Quicker inflation, increased family indebtedness and a drop in consumer and business sentiment have led to slower economic growth. Analysts in the latest central bank survey cut their 2013 GDP growth forecast for the 10th straight week, to 2.28 percent, and predicted 2.6 percent expansion in 2014. That contrasts with the 7.5 percent growth that helped make Brazil a Wall Street favorite in 2010, Lula’s last year in office.
Debt servicing costs that have doubled in seven years to 44 percent of household income, and annual inflation hovering around the ceiling of the target range, have eroded business confidence to the lowest in over four years. Consumer prices rose 6.4 percent in the month through mid-July from the year before.
Brazil’s unemployment rate jumped to 6 percent in June, the highest in more than a year, from 5.8 percent in May. That was higher than expected by all but one of 27 economists surveyed by Bloomberg, whose median estimate was 5.8 percent. First-half job creation was the lowest in four years.
While Rousseff sought to emerge from Lula’s shadow early in office and accepted the resignations of several holdovers from Lula’s cabinet in the wake of corruption charges, she still consults him on a regular basis, including two private meetings following the street protests last month.
Rousseff supporters such as PT legislator Jesus Rodrigues Alves say she will address protesters’ issues and is still the favorite in next year’s election, ahead of Marina Silva, a former environment minister who pledged to cut taxes and social security benefits in her 2010 presidential campaign in which she placed third. Silva polled second with 22 percent in the Ibope survey.
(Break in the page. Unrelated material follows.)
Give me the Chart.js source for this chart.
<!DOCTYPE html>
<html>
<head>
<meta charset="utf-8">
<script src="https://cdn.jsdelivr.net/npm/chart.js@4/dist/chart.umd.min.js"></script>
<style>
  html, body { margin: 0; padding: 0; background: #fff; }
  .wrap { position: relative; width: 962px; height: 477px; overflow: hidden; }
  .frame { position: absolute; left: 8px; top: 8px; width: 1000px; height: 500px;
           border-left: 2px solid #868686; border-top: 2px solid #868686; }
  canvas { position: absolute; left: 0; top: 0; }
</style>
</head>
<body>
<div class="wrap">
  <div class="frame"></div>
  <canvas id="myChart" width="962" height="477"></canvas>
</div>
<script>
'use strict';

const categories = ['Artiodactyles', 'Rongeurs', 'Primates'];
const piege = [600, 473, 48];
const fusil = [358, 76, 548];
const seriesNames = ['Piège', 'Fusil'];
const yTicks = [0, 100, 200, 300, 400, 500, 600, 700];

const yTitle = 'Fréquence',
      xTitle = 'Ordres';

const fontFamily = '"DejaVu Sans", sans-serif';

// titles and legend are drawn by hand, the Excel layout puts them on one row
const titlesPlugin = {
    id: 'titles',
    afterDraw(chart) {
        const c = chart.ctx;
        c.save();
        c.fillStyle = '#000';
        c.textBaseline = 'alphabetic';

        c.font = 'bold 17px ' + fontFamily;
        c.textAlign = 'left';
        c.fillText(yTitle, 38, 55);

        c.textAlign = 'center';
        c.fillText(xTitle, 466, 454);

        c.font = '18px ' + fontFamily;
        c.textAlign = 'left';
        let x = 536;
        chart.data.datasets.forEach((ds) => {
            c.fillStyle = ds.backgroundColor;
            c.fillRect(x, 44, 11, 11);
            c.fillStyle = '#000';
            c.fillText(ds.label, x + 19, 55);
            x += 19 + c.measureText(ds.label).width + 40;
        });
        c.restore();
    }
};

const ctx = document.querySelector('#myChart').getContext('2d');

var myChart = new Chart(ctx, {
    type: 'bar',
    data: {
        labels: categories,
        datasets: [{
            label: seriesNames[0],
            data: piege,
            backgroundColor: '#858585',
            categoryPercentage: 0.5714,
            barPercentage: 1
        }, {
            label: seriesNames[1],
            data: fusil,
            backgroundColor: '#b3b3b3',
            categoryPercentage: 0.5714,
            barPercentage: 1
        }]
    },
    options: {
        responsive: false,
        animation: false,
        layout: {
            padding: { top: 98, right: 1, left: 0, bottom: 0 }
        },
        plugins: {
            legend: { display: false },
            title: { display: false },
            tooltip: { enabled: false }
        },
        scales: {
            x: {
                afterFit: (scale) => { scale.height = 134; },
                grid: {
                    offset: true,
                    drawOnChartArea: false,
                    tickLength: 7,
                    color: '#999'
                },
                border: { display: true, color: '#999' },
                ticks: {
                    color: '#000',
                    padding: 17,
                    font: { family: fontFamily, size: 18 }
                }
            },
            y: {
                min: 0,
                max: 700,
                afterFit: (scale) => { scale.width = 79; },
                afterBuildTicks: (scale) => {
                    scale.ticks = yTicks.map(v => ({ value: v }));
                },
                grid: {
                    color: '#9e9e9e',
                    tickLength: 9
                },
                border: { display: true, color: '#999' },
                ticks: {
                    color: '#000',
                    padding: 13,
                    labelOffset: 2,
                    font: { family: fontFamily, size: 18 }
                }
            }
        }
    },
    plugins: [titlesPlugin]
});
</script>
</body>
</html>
A weak economy and the demonstrations make her re-election almost impossible, said Beto Albuquerque, lower house leader of the Brazilian Socialist Party, or PSB, a member of the governing coalition.
“It’s time for an alternative and we’re working on our own presidential candidate, Governor Eduardo Campos,” he said.
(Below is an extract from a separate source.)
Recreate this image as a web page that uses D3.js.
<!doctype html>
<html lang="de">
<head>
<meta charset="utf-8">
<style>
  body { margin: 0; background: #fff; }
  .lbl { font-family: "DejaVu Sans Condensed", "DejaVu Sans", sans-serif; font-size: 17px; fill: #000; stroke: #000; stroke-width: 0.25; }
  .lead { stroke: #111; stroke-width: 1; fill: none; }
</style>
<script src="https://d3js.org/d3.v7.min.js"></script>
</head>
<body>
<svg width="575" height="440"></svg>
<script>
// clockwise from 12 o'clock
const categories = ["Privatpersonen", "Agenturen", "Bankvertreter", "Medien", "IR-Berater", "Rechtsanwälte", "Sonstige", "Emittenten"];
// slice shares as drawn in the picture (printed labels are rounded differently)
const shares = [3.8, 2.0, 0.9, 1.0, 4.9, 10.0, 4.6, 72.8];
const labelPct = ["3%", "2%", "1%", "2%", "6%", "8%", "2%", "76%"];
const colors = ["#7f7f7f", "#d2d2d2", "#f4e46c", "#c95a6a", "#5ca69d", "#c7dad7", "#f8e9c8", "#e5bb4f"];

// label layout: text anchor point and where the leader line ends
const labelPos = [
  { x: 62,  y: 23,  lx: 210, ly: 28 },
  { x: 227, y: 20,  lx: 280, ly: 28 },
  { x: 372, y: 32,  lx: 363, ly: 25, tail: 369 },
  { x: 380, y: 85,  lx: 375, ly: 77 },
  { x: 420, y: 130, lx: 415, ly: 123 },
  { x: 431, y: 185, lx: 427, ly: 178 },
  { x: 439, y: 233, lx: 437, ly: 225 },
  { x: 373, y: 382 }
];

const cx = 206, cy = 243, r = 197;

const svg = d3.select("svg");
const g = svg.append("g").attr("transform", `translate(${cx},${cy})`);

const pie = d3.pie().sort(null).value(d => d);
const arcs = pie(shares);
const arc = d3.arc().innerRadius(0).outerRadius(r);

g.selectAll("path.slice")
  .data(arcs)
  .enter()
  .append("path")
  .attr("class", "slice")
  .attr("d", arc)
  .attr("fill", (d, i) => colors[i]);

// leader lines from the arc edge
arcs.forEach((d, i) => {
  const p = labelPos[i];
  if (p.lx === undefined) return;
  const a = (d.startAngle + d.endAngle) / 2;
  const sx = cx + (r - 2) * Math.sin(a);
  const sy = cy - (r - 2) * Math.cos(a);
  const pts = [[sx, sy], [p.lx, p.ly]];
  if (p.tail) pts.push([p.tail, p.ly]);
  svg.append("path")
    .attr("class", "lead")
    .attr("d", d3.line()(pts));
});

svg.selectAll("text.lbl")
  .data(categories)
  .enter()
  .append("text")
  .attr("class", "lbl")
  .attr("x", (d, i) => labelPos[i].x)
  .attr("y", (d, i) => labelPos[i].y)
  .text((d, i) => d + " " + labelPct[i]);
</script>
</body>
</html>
Campos, governor of the northeastern state of Pernambuco for the PSB, placed fourth with 5 percent in the Ibope opinion poll, which interviewed 2,002 people July 11-14 and has a margin of error of plus or minus two percentage points.
“There’s a certain fatigue with the PT,” said Paulo Rubem Santiago, a legislator who in 2007 switched from the PT to the allied Democratic Workers Party, which he says should not consider Rousseff as the only option in 2014.
While Silva gained most from Rousseff’s decline in popularity, no presidential hopeful has so far managed to sufficiently harness growing discontent to become a clear front-runner, said Cristiano Noronha, a political analyst with consulting firm Arko Advice in Brasilia.
“The lack of a clear alternative may save Rousseff next year,” he said.
Rousseff’s tendency to centralize decision-making and a lack of charisma and political savvy has soured her relations with her allies in Congress, said Darcisio Paulo Perondi, deputy leader in the Chamber of Deputies for the PMDB, the largest coalition partner.
“There’s very strong discontent in the party faction, the president erred on economic policy, failed in public services and slighted politics,” Perondi said in an interview in Brasilia. “If she changes economic policy and builds bridges to Congress, she can recover but it will be a gigantic task.”